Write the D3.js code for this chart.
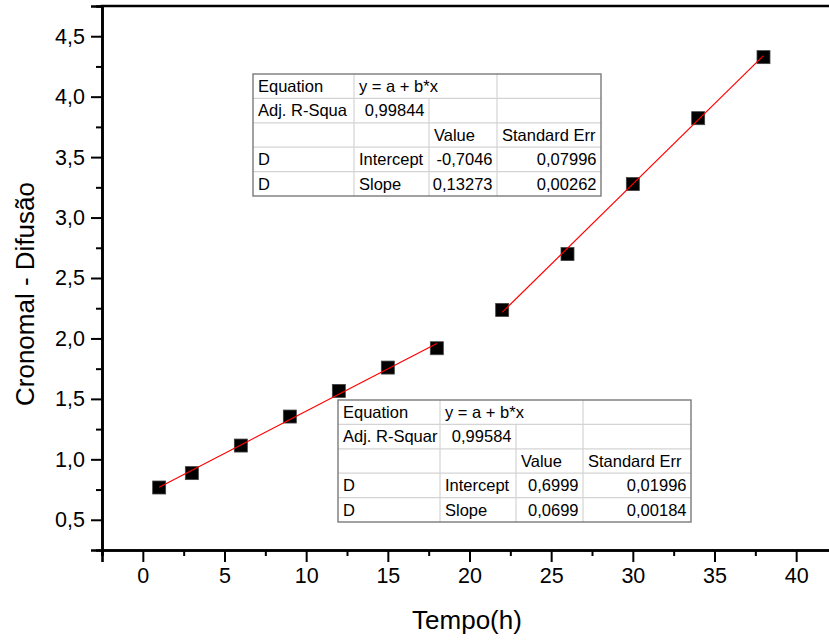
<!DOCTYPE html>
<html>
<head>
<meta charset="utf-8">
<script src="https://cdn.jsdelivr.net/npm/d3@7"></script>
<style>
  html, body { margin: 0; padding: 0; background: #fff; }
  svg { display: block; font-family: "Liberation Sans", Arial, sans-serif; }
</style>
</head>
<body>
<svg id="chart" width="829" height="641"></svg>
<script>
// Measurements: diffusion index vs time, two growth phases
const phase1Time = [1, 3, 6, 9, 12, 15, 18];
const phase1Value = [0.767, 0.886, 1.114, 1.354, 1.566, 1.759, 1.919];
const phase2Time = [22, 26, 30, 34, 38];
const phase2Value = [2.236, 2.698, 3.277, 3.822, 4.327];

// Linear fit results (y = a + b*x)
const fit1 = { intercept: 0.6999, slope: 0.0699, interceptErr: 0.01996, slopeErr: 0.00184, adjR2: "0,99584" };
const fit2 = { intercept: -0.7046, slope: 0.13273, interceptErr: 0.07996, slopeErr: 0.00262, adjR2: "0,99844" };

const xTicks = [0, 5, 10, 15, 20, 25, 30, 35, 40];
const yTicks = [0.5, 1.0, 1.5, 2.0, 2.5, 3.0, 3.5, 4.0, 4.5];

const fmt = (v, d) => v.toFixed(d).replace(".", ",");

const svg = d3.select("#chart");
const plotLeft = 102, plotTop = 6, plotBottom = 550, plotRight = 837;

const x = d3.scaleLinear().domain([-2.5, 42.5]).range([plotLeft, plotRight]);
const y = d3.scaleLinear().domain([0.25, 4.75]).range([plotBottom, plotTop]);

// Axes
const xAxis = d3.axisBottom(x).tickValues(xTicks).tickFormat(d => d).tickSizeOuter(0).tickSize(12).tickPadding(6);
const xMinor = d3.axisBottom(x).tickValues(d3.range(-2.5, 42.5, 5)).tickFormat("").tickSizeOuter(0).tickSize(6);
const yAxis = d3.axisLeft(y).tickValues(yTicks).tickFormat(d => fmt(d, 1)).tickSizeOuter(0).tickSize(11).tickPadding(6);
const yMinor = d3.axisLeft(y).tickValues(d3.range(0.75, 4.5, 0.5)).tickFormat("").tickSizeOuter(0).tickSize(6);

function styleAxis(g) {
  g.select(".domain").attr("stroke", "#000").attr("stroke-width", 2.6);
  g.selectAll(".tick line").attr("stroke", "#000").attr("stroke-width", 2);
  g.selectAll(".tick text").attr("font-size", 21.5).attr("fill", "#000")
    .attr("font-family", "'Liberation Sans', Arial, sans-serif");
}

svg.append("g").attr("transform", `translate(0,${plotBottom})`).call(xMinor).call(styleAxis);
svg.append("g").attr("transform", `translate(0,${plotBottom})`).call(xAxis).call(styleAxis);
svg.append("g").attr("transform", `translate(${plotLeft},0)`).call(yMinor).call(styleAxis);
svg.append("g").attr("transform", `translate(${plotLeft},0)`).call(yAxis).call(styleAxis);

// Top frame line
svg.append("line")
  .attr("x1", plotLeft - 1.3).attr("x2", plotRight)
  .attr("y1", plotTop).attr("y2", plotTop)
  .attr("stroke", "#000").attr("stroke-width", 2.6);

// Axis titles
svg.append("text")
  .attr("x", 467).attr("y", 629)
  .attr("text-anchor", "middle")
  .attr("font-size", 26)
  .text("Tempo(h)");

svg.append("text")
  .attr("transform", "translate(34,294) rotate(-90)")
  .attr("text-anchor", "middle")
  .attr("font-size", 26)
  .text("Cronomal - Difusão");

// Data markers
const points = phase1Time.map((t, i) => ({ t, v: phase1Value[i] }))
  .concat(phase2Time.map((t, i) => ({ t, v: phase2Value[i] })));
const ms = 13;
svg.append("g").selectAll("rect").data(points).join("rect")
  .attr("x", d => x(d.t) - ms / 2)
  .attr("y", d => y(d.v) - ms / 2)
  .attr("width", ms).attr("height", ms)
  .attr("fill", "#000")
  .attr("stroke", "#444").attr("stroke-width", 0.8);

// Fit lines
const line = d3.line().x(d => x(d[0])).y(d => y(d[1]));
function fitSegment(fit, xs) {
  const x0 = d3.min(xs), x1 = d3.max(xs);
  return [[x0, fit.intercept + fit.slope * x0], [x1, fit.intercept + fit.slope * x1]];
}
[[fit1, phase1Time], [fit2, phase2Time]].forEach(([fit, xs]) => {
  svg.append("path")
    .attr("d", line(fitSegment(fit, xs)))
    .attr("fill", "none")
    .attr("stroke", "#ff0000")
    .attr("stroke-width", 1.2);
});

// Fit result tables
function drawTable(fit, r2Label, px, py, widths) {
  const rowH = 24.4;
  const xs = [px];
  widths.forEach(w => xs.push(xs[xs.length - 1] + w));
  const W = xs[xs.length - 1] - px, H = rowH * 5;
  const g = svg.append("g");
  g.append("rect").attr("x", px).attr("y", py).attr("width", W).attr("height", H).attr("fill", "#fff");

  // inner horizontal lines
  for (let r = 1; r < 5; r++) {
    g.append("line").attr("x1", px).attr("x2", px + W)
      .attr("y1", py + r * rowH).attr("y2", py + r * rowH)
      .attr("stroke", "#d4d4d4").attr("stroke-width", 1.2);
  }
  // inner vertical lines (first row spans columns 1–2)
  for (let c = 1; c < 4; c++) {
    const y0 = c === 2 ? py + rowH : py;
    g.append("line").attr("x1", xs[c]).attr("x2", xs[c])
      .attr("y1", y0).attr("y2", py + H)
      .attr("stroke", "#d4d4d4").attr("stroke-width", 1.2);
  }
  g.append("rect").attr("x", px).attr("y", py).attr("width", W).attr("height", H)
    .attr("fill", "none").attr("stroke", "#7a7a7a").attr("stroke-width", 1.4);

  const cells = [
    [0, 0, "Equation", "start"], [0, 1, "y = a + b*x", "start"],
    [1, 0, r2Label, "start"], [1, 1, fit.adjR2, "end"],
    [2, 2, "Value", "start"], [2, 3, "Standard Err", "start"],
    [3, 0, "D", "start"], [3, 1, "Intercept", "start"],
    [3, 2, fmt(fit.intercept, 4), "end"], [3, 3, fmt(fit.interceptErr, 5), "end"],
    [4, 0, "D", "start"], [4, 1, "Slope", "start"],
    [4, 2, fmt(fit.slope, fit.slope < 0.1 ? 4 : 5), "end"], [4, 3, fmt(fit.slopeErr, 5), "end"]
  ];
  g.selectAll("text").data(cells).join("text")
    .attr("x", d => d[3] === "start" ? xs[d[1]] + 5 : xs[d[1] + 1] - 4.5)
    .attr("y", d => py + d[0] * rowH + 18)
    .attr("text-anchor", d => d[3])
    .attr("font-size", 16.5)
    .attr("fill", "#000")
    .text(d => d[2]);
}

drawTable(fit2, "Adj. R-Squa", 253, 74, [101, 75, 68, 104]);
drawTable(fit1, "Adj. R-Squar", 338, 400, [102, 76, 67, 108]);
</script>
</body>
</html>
...
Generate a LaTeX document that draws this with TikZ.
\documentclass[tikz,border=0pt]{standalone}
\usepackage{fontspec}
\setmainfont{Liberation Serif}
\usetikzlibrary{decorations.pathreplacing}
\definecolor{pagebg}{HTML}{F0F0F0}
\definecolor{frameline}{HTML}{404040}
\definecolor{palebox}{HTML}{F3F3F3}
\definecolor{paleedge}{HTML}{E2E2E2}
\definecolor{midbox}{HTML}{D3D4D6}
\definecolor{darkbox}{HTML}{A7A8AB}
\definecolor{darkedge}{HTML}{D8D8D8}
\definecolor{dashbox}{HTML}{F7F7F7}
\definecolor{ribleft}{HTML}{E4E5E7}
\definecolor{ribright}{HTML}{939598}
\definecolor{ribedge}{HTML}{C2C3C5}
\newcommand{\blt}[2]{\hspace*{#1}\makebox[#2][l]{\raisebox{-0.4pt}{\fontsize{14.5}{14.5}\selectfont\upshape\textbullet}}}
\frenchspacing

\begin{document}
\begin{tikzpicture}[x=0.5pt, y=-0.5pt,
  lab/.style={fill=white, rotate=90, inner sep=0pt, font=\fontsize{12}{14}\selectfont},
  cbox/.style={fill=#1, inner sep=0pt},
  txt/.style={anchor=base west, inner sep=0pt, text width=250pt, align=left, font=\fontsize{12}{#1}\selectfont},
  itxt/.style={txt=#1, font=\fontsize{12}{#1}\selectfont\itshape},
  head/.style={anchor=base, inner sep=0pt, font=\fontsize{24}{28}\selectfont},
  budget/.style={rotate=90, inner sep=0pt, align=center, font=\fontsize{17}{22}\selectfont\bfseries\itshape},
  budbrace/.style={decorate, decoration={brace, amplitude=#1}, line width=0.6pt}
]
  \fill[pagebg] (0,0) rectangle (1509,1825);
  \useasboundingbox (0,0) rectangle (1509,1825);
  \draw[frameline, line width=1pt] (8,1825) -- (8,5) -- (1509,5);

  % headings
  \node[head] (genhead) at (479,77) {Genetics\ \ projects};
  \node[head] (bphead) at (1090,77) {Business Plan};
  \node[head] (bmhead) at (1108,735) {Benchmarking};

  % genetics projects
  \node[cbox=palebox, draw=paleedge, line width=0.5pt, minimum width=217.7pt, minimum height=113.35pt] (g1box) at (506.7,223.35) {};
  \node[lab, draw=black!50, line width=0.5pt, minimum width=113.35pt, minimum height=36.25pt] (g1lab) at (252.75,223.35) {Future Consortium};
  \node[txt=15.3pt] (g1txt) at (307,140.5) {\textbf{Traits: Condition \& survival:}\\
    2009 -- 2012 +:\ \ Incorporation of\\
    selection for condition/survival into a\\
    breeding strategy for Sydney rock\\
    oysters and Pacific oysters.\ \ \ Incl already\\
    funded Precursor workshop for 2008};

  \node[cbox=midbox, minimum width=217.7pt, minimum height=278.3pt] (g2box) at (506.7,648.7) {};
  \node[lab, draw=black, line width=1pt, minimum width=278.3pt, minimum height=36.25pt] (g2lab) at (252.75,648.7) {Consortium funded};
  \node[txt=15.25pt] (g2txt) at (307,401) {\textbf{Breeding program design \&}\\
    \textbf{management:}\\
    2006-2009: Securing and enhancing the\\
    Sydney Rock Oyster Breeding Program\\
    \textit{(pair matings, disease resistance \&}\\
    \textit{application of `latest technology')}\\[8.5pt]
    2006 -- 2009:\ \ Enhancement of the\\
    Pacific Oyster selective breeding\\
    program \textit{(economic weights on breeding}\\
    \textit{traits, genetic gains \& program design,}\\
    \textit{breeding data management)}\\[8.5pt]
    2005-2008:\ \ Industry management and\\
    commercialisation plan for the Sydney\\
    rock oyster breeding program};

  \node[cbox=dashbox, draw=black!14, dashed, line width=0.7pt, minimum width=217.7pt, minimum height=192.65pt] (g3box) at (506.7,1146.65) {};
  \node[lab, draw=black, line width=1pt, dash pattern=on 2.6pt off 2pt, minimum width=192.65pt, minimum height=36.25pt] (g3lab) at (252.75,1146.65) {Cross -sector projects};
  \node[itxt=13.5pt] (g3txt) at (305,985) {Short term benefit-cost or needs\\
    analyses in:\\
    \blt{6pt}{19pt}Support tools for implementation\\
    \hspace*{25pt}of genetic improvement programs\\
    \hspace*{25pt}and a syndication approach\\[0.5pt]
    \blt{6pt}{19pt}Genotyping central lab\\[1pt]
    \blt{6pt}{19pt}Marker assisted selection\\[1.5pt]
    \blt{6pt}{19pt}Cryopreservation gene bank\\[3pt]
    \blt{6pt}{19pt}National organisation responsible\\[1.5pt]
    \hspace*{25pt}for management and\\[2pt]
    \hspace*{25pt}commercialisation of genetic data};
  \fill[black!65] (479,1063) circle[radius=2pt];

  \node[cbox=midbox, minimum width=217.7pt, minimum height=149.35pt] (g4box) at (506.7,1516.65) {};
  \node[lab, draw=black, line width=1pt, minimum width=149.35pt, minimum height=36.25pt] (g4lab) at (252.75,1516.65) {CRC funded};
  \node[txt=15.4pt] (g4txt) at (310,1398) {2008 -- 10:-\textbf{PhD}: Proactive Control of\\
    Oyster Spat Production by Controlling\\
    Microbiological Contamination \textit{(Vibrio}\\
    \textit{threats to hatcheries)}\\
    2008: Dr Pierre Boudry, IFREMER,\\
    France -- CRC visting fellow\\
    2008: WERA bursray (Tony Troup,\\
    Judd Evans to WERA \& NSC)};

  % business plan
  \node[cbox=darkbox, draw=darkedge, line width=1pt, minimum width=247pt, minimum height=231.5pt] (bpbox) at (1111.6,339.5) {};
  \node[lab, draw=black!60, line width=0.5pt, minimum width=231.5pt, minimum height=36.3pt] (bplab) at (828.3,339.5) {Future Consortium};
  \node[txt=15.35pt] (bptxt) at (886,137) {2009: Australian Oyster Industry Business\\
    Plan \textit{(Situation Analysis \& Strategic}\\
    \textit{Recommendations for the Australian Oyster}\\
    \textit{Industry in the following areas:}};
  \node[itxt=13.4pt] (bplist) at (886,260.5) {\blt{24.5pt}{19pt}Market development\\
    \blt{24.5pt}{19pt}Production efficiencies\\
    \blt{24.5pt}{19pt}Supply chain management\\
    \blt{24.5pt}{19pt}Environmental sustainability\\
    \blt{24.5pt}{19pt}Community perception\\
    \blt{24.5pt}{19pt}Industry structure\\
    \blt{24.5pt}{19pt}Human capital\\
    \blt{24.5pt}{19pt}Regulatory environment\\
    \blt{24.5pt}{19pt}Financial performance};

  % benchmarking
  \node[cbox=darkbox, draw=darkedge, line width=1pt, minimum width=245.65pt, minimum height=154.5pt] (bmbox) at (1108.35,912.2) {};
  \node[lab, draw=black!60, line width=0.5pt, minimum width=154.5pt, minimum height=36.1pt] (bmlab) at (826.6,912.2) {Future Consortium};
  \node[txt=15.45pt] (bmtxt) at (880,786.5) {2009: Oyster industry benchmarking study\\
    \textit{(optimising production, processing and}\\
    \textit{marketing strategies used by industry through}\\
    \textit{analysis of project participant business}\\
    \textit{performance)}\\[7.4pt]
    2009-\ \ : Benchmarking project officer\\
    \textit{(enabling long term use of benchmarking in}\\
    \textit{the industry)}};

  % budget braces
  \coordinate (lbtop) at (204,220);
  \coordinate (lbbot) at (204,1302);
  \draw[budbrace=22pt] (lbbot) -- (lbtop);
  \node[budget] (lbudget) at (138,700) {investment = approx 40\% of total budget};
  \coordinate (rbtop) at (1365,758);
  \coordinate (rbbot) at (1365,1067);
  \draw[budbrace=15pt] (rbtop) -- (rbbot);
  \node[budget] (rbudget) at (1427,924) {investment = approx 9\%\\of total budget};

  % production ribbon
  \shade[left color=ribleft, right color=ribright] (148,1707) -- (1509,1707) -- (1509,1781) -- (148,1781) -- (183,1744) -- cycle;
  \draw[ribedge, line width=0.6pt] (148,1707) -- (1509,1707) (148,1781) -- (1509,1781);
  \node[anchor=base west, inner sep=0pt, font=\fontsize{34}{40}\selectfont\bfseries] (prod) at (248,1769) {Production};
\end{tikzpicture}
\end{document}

* _The task_
Print everything from the line with "Write the D3.js code for this chart." down to the line with "const phase2Value = [2.236, 2.698, 3.277, 3.822, 4.327];", both included, exactly as written and without the pictures.

* _Exercise output_
Write the D3.js code for this chart.
<!DOCTYPE html>
<html>
<head>
<meta charset="utf-8">
<script src="https://cdn.jsdelivr.net/npm/d3@7"></script>
<style>
  html, body { margin: 0; padding: 0; background: #fff; }
  svg { display: block; font-family: "Liberation Sans", Arial, sans-serif; }
</style>
</head>
<body>
<svg id="chart" width="829" height="641"></svg>
<script>
// Measurements: diffusion index vs time, two growth phases
const phase1Time = [1, 3, 6, 9, 12, 15, 18];
const phase1Value = [0.767, 0.886, 1.114, 1.354, 1.566, 1.759, 1.919];
const phase2Time = [22, 26, 30, 34, 38];
const phase2Value = [2.236, 2.698, 3.277, 3.822, 4.327];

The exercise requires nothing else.